(Figure scripts)
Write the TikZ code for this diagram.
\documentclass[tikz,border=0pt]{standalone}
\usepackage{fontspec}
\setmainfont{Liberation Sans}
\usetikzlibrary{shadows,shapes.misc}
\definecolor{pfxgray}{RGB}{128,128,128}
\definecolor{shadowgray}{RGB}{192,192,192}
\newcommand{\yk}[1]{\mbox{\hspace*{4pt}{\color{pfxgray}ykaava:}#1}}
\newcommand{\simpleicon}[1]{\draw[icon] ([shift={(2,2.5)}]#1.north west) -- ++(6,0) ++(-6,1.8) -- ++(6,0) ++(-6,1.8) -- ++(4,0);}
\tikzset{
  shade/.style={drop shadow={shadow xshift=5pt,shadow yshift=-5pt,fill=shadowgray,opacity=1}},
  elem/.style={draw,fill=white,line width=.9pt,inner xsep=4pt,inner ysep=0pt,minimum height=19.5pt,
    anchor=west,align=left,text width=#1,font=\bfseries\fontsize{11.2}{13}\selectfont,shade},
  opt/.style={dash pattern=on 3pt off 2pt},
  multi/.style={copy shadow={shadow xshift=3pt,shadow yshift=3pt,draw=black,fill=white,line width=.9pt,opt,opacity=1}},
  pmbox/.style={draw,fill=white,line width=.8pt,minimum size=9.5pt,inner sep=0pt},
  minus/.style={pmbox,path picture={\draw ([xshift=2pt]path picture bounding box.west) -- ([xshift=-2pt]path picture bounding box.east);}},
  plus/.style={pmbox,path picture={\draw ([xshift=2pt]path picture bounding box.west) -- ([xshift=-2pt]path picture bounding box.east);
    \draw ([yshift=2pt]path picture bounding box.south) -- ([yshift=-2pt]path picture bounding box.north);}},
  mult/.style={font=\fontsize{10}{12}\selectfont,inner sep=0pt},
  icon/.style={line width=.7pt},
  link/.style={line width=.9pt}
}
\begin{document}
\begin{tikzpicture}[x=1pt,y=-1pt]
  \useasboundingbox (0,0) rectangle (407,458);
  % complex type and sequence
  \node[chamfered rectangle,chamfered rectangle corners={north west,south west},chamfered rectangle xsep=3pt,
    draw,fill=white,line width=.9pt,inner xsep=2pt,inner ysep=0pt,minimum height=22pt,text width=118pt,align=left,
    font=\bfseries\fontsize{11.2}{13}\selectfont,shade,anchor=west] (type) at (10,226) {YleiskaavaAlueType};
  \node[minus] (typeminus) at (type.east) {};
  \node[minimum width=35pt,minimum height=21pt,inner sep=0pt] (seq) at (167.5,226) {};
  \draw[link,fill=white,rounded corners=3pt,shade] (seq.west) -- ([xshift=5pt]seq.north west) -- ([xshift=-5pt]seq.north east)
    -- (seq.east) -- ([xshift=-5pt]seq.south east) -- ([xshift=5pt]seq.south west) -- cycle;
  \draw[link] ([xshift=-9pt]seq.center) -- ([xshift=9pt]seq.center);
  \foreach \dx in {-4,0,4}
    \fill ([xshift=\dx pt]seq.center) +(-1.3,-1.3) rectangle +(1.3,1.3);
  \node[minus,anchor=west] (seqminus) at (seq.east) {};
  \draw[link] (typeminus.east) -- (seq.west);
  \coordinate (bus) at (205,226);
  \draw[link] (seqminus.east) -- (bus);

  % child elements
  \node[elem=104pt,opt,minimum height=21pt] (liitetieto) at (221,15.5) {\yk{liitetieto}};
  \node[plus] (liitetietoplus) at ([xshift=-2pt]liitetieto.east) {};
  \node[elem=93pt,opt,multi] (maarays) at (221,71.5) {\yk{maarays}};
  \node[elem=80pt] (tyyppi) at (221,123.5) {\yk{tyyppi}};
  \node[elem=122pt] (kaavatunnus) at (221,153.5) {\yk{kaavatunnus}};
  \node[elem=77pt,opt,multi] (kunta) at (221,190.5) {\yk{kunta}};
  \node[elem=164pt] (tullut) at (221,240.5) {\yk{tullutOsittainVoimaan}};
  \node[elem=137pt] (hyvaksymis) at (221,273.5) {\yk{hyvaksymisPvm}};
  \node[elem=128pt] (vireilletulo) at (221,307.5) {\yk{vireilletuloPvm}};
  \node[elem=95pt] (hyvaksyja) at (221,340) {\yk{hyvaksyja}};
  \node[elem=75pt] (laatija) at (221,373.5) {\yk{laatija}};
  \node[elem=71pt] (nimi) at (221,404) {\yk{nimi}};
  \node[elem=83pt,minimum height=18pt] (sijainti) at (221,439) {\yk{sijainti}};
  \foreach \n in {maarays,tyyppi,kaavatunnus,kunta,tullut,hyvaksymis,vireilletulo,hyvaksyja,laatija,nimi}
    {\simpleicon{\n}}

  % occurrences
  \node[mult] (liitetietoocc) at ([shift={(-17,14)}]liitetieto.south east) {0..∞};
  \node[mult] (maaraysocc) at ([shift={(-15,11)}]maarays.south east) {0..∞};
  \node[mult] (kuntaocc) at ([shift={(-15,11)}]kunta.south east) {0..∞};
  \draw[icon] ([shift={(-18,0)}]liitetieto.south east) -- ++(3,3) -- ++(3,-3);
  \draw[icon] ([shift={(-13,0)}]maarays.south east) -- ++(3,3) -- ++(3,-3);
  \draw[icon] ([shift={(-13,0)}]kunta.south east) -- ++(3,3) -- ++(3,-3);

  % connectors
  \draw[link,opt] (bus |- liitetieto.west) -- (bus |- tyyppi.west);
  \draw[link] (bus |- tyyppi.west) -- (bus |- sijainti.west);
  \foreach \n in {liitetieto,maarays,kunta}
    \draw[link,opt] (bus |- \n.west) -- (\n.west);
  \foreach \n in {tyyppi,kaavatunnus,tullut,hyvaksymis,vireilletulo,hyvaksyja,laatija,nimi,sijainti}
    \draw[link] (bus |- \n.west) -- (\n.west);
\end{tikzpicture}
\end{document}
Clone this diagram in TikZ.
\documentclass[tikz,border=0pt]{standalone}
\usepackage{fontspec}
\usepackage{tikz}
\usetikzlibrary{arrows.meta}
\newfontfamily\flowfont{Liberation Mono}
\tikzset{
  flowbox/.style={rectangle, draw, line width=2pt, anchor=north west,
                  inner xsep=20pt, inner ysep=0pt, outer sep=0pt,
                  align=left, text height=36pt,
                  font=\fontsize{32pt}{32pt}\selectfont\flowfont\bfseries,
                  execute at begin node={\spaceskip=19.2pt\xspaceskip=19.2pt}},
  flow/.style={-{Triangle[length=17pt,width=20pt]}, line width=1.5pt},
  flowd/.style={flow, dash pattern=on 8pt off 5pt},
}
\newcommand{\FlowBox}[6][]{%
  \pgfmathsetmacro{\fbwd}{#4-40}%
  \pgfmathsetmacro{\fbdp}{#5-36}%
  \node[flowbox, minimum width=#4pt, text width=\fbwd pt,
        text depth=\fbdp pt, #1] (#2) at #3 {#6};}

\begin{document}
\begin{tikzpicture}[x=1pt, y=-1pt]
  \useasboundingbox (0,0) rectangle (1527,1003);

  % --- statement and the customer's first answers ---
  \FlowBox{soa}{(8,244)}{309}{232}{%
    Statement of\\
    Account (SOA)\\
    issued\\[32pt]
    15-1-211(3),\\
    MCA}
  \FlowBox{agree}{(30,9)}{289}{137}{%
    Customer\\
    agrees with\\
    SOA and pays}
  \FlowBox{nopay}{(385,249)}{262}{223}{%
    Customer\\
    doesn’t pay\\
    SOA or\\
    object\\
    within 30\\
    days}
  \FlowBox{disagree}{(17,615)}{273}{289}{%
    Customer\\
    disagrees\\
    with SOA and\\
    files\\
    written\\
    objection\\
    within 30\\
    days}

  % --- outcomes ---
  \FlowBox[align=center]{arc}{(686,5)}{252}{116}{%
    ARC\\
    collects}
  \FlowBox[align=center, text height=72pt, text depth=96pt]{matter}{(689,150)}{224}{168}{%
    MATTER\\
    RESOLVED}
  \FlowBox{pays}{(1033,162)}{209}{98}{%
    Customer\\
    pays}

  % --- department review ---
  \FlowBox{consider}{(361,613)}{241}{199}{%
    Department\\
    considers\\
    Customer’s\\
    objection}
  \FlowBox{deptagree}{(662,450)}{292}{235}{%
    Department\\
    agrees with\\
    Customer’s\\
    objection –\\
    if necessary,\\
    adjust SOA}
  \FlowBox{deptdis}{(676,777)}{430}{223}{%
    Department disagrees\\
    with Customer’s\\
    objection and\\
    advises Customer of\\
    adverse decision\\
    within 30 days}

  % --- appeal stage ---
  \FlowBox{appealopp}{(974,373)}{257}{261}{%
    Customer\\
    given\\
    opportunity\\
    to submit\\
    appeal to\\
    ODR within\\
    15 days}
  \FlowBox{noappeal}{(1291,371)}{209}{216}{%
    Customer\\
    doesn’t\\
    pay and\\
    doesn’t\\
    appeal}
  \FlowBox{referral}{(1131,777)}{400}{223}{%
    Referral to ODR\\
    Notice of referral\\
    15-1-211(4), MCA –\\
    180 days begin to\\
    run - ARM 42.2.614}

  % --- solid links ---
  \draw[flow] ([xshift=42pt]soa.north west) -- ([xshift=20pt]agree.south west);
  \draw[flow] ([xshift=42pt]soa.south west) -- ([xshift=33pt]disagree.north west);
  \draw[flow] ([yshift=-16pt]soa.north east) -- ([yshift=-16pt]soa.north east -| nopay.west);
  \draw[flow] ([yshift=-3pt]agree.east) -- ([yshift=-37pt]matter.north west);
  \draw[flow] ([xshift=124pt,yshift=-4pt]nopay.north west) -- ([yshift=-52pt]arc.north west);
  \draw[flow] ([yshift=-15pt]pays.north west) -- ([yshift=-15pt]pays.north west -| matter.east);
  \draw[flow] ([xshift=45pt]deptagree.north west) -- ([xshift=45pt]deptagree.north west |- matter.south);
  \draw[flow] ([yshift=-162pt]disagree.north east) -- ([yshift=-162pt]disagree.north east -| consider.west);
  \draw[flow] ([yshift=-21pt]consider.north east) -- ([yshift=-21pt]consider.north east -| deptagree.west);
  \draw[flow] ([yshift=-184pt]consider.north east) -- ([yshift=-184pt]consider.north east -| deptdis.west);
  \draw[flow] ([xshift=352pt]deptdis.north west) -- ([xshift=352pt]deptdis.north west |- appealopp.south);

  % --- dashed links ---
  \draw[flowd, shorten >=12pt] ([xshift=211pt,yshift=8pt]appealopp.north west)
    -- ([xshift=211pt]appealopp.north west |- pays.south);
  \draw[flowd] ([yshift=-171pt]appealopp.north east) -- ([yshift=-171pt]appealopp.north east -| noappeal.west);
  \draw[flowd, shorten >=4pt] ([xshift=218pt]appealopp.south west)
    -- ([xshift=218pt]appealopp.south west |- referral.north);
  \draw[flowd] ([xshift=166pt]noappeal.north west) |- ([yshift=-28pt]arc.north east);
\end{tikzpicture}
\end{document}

Aim:
Copy every line of the listing where the word "this" appears.

Output below:
Write the TikZ code for this diagram.
Clone this diagram in TikZ.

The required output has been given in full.